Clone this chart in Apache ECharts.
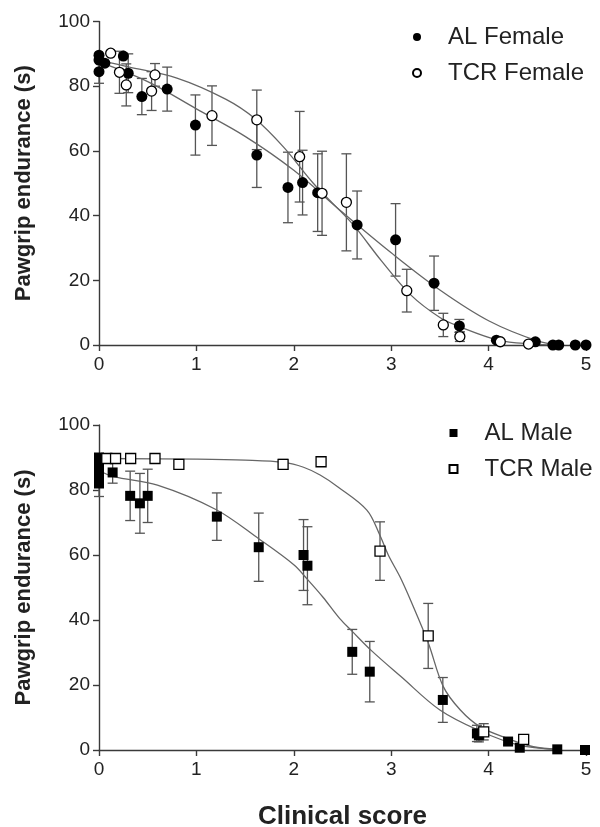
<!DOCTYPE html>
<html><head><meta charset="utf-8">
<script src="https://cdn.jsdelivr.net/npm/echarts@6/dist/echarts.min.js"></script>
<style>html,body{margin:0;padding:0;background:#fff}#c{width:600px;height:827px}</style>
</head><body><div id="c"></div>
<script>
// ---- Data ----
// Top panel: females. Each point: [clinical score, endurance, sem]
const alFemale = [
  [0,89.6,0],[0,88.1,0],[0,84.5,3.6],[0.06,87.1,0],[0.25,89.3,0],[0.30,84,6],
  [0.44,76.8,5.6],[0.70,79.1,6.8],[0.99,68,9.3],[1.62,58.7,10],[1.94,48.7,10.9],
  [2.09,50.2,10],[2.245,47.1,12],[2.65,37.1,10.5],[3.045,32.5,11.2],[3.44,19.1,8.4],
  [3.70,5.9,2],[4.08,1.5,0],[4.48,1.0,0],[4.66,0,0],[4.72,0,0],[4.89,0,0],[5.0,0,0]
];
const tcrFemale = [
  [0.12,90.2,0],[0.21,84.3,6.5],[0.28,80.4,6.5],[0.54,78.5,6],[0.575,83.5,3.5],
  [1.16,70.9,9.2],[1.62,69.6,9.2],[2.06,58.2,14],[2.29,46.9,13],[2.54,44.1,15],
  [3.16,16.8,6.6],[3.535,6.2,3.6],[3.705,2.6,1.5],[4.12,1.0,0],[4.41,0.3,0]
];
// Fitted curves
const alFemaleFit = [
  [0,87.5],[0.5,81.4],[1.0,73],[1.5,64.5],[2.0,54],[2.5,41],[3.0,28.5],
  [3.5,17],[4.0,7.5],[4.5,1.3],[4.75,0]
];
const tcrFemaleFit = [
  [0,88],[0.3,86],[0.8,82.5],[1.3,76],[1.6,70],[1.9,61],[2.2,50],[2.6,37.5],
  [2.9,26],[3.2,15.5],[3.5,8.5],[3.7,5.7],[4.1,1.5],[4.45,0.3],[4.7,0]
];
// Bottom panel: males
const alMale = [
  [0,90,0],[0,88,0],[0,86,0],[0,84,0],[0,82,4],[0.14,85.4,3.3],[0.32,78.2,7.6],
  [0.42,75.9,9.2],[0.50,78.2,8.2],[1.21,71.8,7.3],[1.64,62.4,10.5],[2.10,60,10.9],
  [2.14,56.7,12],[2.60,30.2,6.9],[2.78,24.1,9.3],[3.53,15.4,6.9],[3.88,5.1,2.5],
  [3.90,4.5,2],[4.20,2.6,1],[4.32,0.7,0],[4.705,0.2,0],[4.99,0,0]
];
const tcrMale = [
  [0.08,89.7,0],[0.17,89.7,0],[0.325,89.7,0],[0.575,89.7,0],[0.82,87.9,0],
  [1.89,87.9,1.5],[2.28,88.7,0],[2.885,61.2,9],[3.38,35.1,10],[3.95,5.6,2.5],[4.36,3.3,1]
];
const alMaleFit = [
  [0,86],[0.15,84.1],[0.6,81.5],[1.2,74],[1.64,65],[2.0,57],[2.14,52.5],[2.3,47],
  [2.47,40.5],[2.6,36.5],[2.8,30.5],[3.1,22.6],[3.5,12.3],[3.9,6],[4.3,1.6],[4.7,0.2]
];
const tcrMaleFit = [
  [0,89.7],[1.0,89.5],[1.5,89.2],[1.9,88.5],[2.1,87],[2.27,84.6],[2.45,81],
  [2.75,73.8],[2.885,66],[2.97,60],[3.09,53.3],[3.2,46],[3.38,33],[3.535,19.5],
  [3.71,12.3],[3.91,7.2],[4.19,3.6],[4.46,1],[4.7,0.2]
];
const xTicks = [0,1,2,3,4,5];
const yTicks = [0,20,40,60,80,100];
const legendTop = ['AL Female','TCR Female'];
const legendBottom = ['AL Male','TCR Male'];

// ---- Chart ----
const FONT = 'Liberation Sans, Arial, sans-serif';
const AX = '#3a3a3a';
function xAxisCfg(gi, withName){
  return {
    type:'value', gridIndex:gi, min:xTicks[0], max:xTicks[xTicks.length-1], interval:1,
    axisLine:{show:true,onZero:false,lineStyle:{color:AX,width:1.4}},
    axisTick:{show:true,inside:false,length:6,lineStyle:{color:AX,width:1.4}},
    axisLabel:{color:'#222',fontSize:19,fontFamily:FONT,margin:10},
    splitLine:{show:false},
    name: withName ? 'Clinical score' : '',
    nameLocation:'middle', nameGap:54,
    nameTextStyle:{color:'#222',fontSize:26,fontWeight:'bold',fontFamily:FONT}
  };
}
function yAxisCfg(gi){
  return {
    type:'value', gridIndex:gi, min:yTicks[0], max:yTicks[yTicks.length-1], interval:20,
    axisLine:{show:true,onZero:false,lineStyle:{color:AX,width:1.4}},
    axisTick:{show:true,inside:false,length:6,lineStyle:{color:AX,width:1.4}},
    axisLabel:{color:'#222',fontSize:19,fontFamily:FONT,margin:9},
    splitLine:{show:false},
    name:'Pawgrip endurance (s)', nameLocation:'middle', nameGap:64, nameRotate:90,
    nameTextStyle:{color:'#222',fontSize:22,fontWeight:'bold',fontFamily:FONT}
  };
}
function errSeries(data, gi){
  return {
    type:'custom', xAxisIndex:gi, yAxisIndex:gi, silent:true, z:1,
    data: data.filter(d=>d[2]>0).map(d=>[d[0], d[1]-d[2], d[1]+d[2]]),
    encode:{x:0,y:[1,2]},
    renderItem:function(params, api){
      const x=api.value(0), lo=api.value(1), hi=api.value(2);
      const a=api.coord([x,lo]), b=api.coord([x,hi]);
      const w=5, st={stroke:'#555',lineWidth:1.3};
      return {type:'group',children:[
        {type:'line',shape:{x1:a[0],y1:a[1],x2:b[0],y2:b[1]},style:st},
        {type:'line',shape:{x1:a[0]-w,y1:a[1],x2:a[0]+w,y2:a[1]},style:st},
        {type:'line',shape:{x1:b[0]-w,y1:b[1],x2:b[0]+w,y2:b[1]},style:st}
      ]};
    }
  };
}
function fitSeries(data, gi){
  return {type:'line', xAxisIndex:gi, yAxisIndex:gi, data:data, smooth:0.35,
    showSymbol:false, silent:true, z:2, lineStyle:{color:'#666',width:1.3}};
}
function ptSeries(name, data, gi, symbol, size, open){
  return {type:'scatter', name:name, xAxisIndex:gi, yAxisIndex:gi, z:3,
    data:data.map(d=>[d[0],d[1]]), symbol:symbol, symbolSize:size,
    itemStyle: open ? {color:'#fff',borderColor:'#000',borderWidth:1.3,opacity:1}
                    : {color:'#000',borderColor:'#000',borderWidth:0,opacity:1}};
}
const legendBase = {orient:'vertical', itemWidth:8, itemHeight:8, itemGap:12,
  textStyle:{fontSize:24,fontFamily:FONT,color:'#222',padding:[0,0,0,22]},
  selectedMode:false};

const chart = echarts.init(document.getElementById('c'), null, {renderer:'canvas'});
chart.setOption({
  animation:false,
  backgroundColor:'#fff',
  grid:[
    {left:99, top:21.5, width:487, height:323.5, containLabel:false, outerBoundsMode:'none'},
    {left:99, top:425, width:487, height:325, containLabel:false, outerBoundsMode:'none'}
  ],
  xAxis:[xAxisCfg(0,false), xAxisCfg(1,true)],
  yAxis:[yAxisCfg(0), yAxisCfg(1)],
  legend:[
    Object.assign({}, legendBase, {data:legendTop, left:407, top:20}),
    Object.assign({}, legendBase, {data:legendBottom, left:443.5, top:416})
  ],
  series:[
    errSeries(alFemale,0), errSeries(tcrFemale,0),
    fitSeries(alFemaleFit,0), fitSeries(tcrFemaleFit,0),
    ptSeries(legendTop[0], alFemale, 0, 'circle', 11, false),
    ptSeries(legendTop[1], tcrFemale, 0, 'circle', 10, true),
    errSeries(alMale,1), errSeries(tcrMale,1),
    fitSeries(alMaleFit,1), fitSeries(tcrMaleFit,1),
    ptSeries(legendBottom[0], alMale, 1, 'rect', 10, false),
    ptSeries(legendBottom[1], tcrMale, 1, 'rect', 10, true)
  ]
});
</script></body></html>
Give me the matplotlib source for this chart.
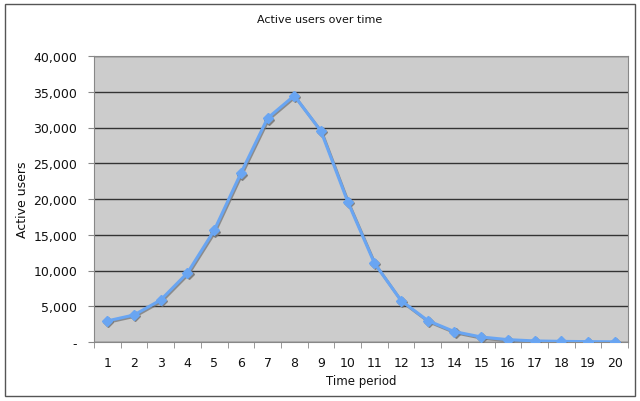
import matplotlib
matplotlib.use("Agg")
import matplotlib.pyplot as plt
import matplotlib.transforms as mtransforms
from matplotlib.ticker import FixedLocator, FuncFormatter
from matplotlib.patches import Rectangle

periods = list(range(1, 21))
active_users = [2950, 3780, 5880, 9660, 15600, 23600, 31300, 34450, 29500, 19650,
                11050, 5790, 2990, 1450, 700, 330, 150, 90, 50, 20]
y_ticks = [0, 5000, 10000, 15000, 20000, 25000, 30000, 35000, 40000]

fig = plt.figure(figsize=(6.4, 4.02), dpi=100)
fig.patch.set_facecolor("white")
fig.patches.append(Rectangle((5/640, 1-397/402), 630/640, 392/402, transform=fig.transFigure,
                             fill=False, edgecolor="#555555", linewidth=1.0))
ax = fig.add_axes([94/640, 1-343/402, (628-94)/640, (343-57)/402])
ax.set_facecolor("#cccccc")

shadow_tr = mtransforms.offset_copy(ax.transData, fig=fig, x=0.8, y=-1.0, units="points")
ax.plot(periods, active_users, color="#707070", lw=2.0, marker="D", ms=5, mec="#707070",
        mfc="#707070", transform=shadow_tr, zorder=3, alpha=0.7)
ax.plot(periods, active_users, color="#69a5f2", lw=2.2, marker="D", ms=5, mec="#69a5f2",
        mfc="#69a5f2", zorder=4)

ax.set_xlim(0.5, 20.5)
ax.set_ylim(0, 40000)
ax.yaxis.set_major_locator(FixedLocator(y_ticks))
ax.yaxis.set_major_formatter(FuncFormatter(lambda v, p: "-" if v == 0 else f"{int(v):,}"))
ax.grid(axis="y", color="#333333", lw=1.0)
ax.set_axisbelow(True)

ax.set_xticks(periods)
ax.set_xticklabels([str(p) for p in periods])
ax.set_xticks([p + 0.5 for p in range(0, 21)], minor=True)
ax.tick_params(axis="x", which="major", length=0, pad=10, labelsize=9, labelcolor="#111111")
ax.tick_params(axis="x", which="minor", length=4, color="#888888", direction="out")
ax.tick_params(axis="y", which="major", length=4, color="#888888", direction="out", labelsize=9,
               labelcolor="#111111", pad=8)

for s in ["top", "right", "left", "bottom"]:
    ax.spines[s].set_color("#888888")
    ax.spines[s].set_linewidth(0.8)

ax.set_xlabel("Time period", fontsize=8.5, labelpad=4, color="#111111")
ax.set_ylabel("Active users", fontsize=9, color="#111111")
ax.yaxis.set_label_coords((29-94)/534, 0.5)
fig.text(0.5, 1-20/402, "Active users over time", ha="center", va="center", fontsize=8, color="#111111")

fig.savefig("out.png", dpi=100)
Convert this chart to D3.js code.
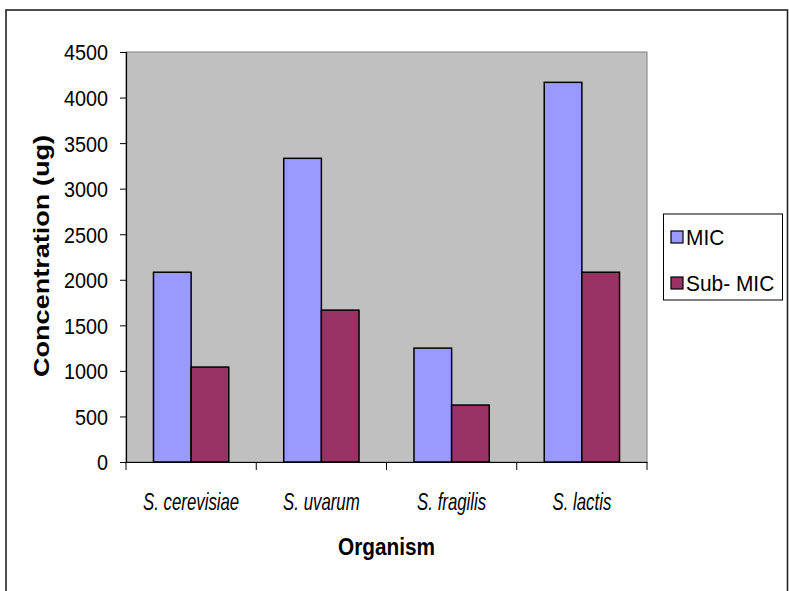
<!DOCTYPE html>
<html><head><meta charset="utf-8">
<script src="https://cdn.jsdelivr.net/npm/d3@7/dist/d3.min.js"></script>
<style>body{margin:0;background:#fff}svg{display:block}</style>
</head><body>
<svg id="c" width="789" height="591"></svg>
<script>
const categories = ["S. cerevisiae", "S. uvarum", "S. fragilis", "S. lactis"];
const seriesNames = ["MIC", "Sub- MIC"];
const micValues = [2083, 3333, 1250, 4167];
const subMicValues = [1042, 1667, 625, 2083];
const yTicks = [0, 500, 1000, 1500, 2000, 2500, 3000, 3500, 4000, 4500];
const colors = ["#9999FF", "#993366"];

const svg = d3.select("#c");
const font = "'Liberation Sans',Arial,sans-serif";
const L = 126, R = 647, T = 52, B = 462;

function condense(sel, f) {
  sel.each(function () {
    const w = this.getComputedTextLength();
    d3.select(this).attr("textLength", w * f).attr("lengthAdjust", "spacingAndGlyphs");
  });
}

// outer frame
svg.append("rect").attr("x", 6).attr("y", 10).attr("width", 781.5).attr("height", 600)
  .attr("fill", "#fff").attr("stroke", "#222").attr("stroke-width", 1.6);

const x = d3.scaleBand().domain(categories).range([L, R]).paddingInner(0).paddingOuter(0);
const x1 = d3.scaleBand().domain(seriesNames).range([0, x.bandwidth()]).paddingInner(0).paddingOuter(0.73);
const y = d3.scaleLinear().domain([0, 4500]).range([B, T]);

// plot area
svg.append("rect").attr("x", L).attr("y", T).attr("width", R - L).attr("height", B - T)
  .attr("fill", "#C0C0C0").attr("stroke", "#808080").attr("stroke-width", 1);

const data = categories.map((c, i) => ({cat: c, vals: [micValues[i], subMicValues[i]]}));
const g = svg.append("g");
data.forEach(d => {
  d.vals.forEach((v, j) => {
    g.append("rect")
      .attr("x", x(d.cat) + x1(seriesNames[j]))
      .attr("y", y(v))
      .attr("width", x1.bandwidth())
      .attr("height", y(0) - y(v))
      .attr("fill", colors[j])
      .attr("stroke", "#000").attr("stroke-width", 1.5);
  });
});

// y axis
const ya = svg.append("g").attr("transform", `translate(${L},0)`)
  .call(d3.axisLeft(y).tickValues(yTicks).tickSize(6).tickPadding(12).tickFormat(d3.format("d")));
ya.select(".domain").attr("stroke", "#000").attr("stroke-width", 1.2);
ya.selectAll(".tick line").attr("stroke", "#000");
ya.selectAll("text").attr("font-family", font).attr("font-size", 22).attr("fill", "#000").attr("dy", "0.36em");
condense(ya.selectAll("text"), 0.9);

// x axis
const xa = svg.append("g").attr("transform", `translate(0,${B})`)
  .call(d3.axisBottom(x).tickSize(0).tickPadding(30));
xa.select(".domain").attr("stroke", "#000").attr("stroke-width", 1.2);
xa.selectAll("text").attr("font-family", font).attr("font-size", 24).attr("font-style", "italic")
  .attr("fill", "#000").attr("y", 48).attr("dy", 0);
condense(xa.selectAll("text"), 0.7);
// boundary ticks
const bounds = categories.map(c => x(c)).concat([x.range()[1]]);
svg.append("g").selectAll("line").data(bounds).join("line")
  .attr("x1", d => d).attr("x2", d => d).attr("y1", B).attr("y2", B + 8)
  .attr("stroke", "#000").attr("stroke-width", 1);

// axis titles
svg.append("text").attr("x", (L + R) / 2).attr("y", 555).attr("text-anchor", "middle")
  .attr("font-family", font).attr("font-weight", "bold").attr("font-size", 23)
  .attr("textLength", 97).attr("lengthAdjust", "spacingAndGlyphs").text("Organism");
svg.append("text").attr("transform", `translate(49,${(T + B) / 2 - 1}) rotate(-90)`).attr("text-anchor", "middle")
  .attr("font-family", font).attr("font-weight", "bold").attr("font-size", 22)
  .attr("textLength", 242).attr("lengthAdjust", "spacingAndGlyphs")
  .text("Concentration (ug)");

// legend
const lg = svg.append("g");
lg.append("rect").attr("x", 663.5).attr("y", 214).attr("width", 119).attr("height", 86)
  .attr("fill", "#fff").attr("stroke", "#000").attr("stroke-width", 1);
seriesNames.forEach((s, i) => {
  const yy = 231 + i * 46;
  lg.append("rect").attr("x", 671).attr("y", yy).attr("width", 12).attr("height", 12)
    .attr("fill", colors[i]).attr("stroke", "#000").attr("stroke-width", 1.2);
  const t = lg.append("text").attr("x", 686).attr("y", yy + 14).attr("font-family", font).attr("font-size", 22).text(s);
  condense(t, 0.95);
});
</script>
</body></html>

====

Copy out each line of the data containing the string "matplotlib".

Give me the matplotlib source for this chart.
import matplotlib
matplotlib.use("Agg")
import matplotlib.pyplot as plt
import matplotlib.transforms as mtransforms
from matplotlib.ticker import FixedLocator, FuncFormatter
from matplotlib.patches import Rectangle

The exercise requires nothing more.